I don't want you to start thinking that the catering is the most important thing about touring. It's not like I have made a 660 mile round trip journey to Cumbria just to criticise them for giving me slightly dull and smelly sandwiches (one was egg, another tuna. The third was grated cheess and tomato, which is the only one that I could possibly eat before speaking in the faces of a crowd of people without belching. But there was nothing to hold the cheese in the sandwich so a lot of it fell out. But like I say, I don't think it's right to spend too much time discussing this subject). There are more important things about doing a gig than the sandwiches.
Like the hotel.
On the plus side it had part of Hadrian's wall in the back garden (yeah, mate. Well I've just been to Pompeii. Do you think I'm impressed by a crappy bit of old wall?), on the negative the corridors were decorated with extremely frightening Victorian style dolls. Some in bonnets, some in cribs, all with staring glassy eyes, all of them definitely coming alive at night and wandering the corridors, slipping into the rooms of a few unfortunate guests and killing them with knitting needles.
It seemed strange to me that the hotel had gone as far as using killer dolls to decorate the passageways, but hadn't made the logical decision to decorate all the rooms with paintings of characters from Disney's Tarzan. Or certainly not my room anyway. I thought about complaining to reception, but knew that they would be inundated with scores of complaints from my arrogant tour manager, Simon Streeting.
He flies into a tempestuous fury if any hotel he is in does not have vegetarian sausages on the breakfast menu. I enjoy this spectacle so much that I employ another tour manager (on double Simon Streeting's wages) to travel to every town on our tour, but on the previous day, to buy up or eat every single vegetarian sausage within a ten mile radius. This costs me several thousand pounds a gig and thus makes the whole enterprise financially crippling, but it is worth it to see the steam coming out of the ears of vegetarian sausage loving, arrogant tour manager,Simon Streeting.

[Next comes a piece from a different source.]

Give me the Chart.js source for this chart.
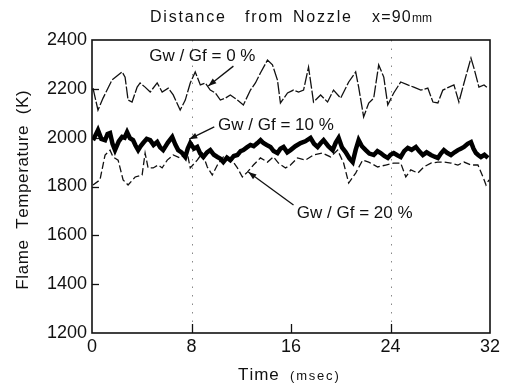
<!DOCTYPE html>
<html>
<head>
<meta charset="utf-8">
<script src="https://cdn.jsdelivr.net/npm/chart.js@4.4.1/dist/chart.umd.min.js"></script>
<style>
  html, body { margin: 0; padding: 0; background: #fff; }
  #wrap { width: 507px; height: 385px; }
</style>
</head>
<body>
<div id="wrap"><canvas id="c" width="507" height="385"></canvas></div>
<script>
// ---- Data (time in msec, flame temperature in K) ----
const TIME_0 = [0.08,0.48,0.89,1.61,2.42,2.66,2.90,3.22,3.63,3.87,4.27,4.68,5.24,5.64,6.13,6.53,7.09,7.50,7.90,8.30,8.71,9.11,9.51,9.92,10.32,10.72,11.12,11.69,12.17,12.74,13.14,13.54,14.11,14.51,14.91,15.15,15.72,16.20,16.61,17.01,17.41,17.81,18.38,18.94,19.42,19.99,20.64,21.20,21.44,21.84,22.25,22.65,23.05,23.46,23.78,24.26,24.82,25.39,25.87,26.44,27.00,27.41,27.81,28.21,28.70,29.10,29.50,29.91,30.47,30.71,31.11,31.52,31.84];
const TEMP_0 = [2203,2113,2162,2236,2269,2248,2154,2146,2207,2224,2207,2187,2224,2187,2203,2175,2113,2154,2224,2269,2216,2224,2195,2183,2154,2162,2175,2154,2134,2195,2224,2265,2318,2298,2236,2142,2183,2195,2187,2195,2289,2146,2175,2146,2195,2162,2228,2269,2207,2085,2142,2162,2298,2248,2134,2183,2228,2216,2207,2195,2203,2146,2142,2195,2207,2216,2146,2224,2326,2285,2207,2216,2203];

const TIME_10 = [0.08,0.28,0.48,0.75,1.05,1.25,1.45,1.65,1.85,2.15,2.42,2.62,2.82,3.05,3.30,3.50,3.71,3.90,4.11,4.40,4.68,4.95,5.24,5.48,5.72,6.10,6.45,6.70,6.93,7.20,7.50,7.70,7.90,8.20,8.46,8.70,8.95,9.25,9.51,9.80,10.08,10.30,10.56,10.85,11.12,11.40,11.69,11.95,12.17,12.45,12.74,13.00,13.30,13.55,13.78,14.05,14.35,14.60,14.91,15.15,15.40,15.70,15.96,16.35,16.77,17.15,17.57,17.85,18.14,18.40,18.62,19.00,19.35,19.60,19.83,20.10,20.39,20.70,20.96,21.20,21.44,21.70,22.01,22.30,22.65,22.95,23.21,23.50,23.78,24.00,24.26,24.55,24.82,25.10,25.39,25.70,26.04,26.30,26.60,26.90,27.25,27.55,27.81,28.05,28.29,28.55,28.86,29.15,29.42,29.65,29.91,30.20,30.47,30.67,30.87,31.07,31.27,31.55,31.84];
const TEMP_10 = [1990,2010,2031,1995,1990,2015,2019,1975,1949,1985,2003,2000,2023,1998,1990,1968,1949,1965,1978,1995,1990,1970,1982,1960,1949,1980,2003,1972,1949,1940,1921,1955,1978,1955,1962,1935,1921,1940,1949,1930,1921,1915,1900,1918,1908,1925,1929,1945,1949,1960,1970,1965,1978,1990,1978,1970,1962,1945,1937,1955,1962,1940,1949,1965,1978,1985,1999,1975,1962,1978,1990,1965,1949,1980,1999,1960,1941,1915,1900,1950,1990,1965,1949,1935,1929,1945,1937,1925,1917,1930,1937,1928,1921,1945,1958,1950,1962,1945,1929,1940,1929,1922,1917,1935,1949,1938,1929,1940,1949,1955,1962,1975,1982,1955,1937,1928,1921,1930,1917];

const TIME_20 = [0.08,0.64,1.05,1.45,1.69,2.10,2.50,2.90,3.47,4.03,4.27,4.51,4.92,5.32,5.64,6.05,6.53,7.09,7.66,7.90,8.46,8.87,9.27,9.67,10.08,10.56,11.12,11.69,12.09,12.49,12.98,13.54,14.11,14.59,14.99,15.56,15.96,16.52,17.17,17.81,18.54,19.18,19.75,20.23,20.64,21.20,21.76,22.25,22.97,23.62,24.26,24.82,25.23,25.63,26.20,26.68,27.25,27.81,28.29,28.86,29.42,29.91,30.47,31.03,31.44,31.68,31.92];
const TEMP_20 = [1806,1827,1929,1949,1921,1908,1827,1806,1839,1847,1937,1876,1876,1888,1876,1908,1929,1917,1937,1876,1908,1937,1880,1847,1888,1921,1917,1876,1839,1859,1888,1917,1900,1921,1896,1876,1888,1917,1908,1929,1937,1921,1949,1896,1814,1855,1908,1900,1880,1888,1896,1896,1839,1868,1855,1880,1896,1900,1900,1896,1888,1900,1888,1888,1839,1806,1827];

const X_MIN = 0, X_MAX = 32, X_STEP = 8;
const Y_MIN = 1200, Y_MAX = 2400, Y_STEP = 200;
const SERIES_LABELS = ['Gw / Gf = 0 %', 'Gw / Gf = 10 %', 'Gw / Gf = 20 %'];

// annotation anchors in data coordinates: [labelT, labelK, fromT, fromK, toT, toK]
const ANNOT = [
  [8.87, 2334, 11.37, 2293, 9.35, 2212],
  [14.79, 2052, 9.83, 2044, 7.82, 1994],
  [21.12, 1691, 16.20, 1724, 12.57, 1859]
];

function pts(ts, vs) { return ts.map((t, i) => ({x: t, y: vs[i]})); }

const FONT = '"Liberation Sans", Arial, Helvetica, sans-serif';

function spaced(ctx, text, x, y, sp) {
  let cx = x;
  for (const ch of text) {
    ctx.fillText(ch, cx, y);
    cx += ctx.measureText(ch).width + sp;
  }
  return cx;
}
function spacedWidth(ctx, text, sp) {
  let w = 0;
  for (const ch of text) w += ctx.measureText(ch).width + sp;
  return w - sp;
}

const decor = {
  id: 'decor',
  beforeDatasetsDraw(chart) {
    const {ctx, chartArea: a, scales: {x, y}} = chart;
    ctx.save();
    ctx.strokeStyle = '#888';
    ctx.lineWidth = 1;
    ctx.setLineDash([1.5, 7]);
    [8, 24].forEach(v => {
      const px = Math.round(x.getPixelForValue(v)) + 0.5;
      ctx.beginPath(); ctx.moveTo(px, a.top); ctx.lineTo(px, a.bottom); ctx.stroke();
    });
    ctx.setLineDash([]);
    ctx.strokeStyle = '#111';
    ctx.lineWidth = 1.3;
    [8, 16, 24].forEach(v => {
      const px = Math.round(x.getPixelForValue(v)) + 0.5;
      ctx.beginPath(); ctx.moveTo(px, a.bottom); ctx.lineTo(px, a.bottom - 9); ctx.stroke();
    });
    for (let v = Y_MIN + Y_STEP; v < Y_MAX; v += Y_STEP) {
      const py = Math.round(y.getPixelForValue(v)) + 0.5;
      ctx.beginPath(); ctx.moveTo(a.left, py); ctx.lineTo(a.left + 7, py); ctx.stroke();
    }
    ctx.restore();
  },
  afterDraw(chart) {
    const {ctx, chartArea: a, scales: {x, y}} = chart;
    ctx.save();
    ctx.strokeStyle = '#111';
    ctx.lineWidth = 1.6;
    ctx.strokeRect(a.left, a.top, a.right - a.left, a.bottom - a.top);

    ctx.fillStyle = '#111';
    ctx.textBaseline = 'middle';
    ctx.textAlign = 'left';
    // title
    ctx.font = '16px ' + FONT;
    spaced(ctx, 'Distance', 150, 18, 1.8);
    spaced(ctx, 'from', 245, 18, 1.8);
    spaced(ctx, 'Nozzle', 293, 18, 1.8);
    const ex = spaced(ctx, 'x=90', 372, 18, 1.2);
    ctx.font = '12px ' + FONT;
    spaced(ctx, 'mm', ex, 19, 0);

    // x title
    ctx.font = '17px ' + FONT;
    spaced(ctx, 'Time', 238, 375, 1.0);
    ctx.font = '13px ' + FONT;
    spaced(ctx, '(msec)', 290, 376, 1.8);

    // y title
    ctx.save();
    ctx.translate(23, 190);
    ctx.rotate(-Math.PI / 2);
    ctx.font = '17px ' + FONT;
    const yt = 'Flame  Temperature  (K)';
    const yw = spacedWidth(ctx, yt, 0.6);
    spaced(ctx, yt, -yw / 2, 0, 0.6);
    ctx.restore();

    // annotations
    ctx.font = '17px ' + FONT;
    ctx.textAlign = 'center';
    ANNOT.forEach((an, i) => {
      const lx = x.getPixelForValue(an[0]), ly = y.getPixelForValue(an[1]);
      ctx.fillStyle = '#111';
      ctx.fillText(SERIES_LABELS[i], lx, ly);
      const fx = x.getPixelForValue(an[2]), fy = y.getPixelForValue(an[3]);
      const tx = x.getPixelForValue(an[4]), ty = y.getPixelForValue(an[5]);
      ctx.strokeStyle = '#111';
      ctx.lineWidth = 1.3;
      ctx.beginPath(); ctx.moveTo(fx, fy); ctx.lineTo(tx, ty); ctx.stroke();
      const ang = Math.atan2(ty - fy, tx - fx);
      const L = 8, W = 3;
      ctx.beginPath();
      ctx.moveTo(tx, ty);
      ctx.lineTo(tx - L * Math.cos(ang) + W * Math.sin(ang), ty - L * Math.sin(ang) - W * Math.cos(ang));
      ctx.lineTo(tx - L * Math.cos(ang) - W * Math.sin(ang), ty - L * Math.sin(ang) + W * Math.cos(ang));
      ctx.closePath(); ctx.fill();
    });
    ctx.restore();
  }
};

new Chart(document.getElementById('c'), {
  type: 'line',
  data: {
    datasets: [
      { label: SERIES_LABELS[0], data: pts(TIME_0, TEMP_0), borderColor: '#111', borderWidth: 1.3, borderDash: [12, 2], pointRadius: 0, tension: 0 },
      { label: SERIES_LABELS[1], data: pts(TIME_10, TEMP_10), borderColor: '#000', borderWidth: 4.5, borderJoinStyle: 'miter', pointRadius: 0, tension: 0 },
      { label: SERIES_LABELS[2], data: pts(TIME_20, TEMP_20), borderColor: '#111', borderWidth: 1.3, borderDash: [7, 3], pointRadius: 0, tension: 0 }
    ]
  },
  options: {
    responsive: false,
    animation: false,
    devicePixelRatio: 1,
    layout: { padding: { top: 40, right: 17, bottom: 0, left: 0 } },
    plugins: { legend: { display: false }, tooltip: { enabled: false }, title: { display: false } },
    scales: {
      x: {
        type: 'linear', min: X_MIN, max: X_MAX,
        grid: { display: false, drawTicks: false },
        border: { display: false },
        ticks: { stepSize: X_STEP, color: '#111', padding: 3, font: { size: 18, family: FONT }, maxRotation: 0, callback: v => String(v) },
        afterFit: s => { s.height = 52; }
      },
      y: {
        min: Y_MIN, max: Y_MAX,
        grid: { display: false, drawTicks: false },
        border: { display: false },
        ticks: { stepSize: Y_STEP, color: '#111', padding: 5, font: { size: 18, family: FONT }, callback: v => String(v) },
        afterFit: s => { s.width = 92; }
      }
    }
  },
  plugins: [decor]
});
</script>
</body>
</html>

I know for a fact there are no vegetarian sausages available for love nor money in the whole of Cumbria. I can't wait to see how he takes this tomorrow morning.
Oh yeah and pleasing the audience is also of minor importance (after the sandwiches, hotel and absence of vegetarian sausages). The select band of Cumbrians (and all the people from Newcastle) sent by their tribe to assess whether I was worthy entertainment for their countyfolk seemed to enjoy it well enough. Next time I am sure every Cumbrian in the vacinity will be present (their stomachs rumbling for want of vegetarian sausages - ironically the only kind of sausage that any Cumbrian will actually eat).
You know, providing the woman on teh box office doesn't try to pretend that the gig isn't happening.